Philip Noyce's deft and moving adaptation of Graham Greene's spy novel, "The Quiet American" is another underrated gem with a standout performance by Brendan Fraser and the best Michael Caine performance in 10 years. Then there's "Punch Drunk Love," Paul Thomas Anderson's offbeat love story with the first acceptable and likeable performance by Adam Sandler. It sort of died in the theatres (along with Soderberg's re-make of "Solaris") because it defied the expectations of an audience.
Alexander Payne's "About Schmidt", about middle age and failure features the best Jack Nicholson performance in years.

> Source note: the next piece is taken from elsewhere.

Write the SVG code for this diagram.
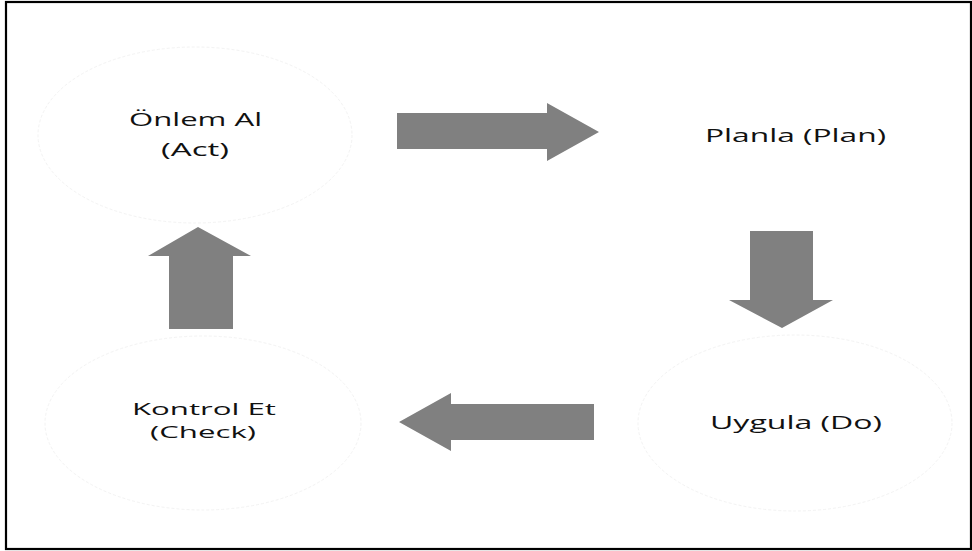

Also underrated: Stephen Daldry's clever adaptation of Michael Cunningham's book, "The Hours" with Nicole Kidman as Virginia Woolf. Perhaps the most remarkable film in this category not that it went unnoticed (quite the opposite) is Steve Shainberg's erotic comedy, "Secretary," about a boss (James Spader) who loves spanking and a secretary (Maggie Gylenhall) who enjoys being spanked.
Predictably and deservedly Michael Moore's "Bowling for Columbine" about America's growing gun culture is the documentary that features most on the `best lists'. But my favourite (it also figures on some lists) is "The Kid Stays in The Picture", the ultimate insider's Hollywood movie. Robert Evans, the producer of "Love Story", "The Godfather" and "Rosemary's Baby" talks non-stop about his life and times as Paramount's controversial Hollywood mogul.
The only musical to make it on these lists is "Chicago", a stylish, daring adaptation of the famous Broadway stage musical with unforgettable performances by Rene Zellweger and Catherine Zeta Jones.
The favourite foreign film of the year seems to be Curaon's celebrated "Y Tu Mama Tambien", about two horny teenagers who take to the road with a seductive older woman. Followed by Roman Polanski's "The Pianist," a black comedy about the Holocaust done in the Buster Keaton slapstick style.
But there were several equally good foreign films to choose from: "Nine Queens," a devious David Mamet-like thriller by Fabian Bielinsky about con games and con men; Anne Fontaine's "How I Killed My Father," which combines the intense drama of a Bergman film with the sly suspense of Hitchcock; Tsai Ming-Liang's magical "What Time Is It There?" which stops time and studies it in relation to love and yearning; Raja Amari's "Satin Rouge," about a middle aged Turkish mother who becomes a belly dancer; "All About Lilly Chou-Chou" by Shunji Iwai is about alienated Japanese teenagers and Laurent Cantet's "Time Out", a moving film about an executive who loses his job and, unable to tell his family, pretends to go to work every morning.
Alexander Sukorov's "Russian Ark" is fascinating, if gimmicky, because the entire film is just one, single 96-minute take! And "Atanarjuat" ("The Fast Runner") by Zacharias Kunuk becomes the first feature film to be made in the Inuktitut language.
I suppose we'll never get to see "Tambien" in our theatres because it's a foreign film but there's a good chance we might see "Far From Heaven". Starring Julianne Moore, Haynes' film is a 1950s style soap opera, the kind of melodrama that went out of fashion in Hollywood decades ago.
The daring thing about the movie is that it is not trying to be campy about its emotions. It isn't parodying the genre instead it pays sincere homage to it. In particular the sophisticated Hollywood melodrama of the little seen and little appreciated 1950s director, Douglas Kirk. Maker of artful soaps such as "Written on the Wind" and "All That Heaven Allows".
Why does Haynes' grand melodrama work today? After all, there is no dearth of good soaps on television. Haynes' trick is to take two taboo subjects homosexuality and inter-racial marriage and place them in a 1950s context in conservative, suburban America. Watching the movie you feel spellbound, in a time warp, forgetting it is 2002, you believe the story and the predicament of these characters. Which is why it will work with an Indian audience as well because it is about repression and yearning and secret fulfilment.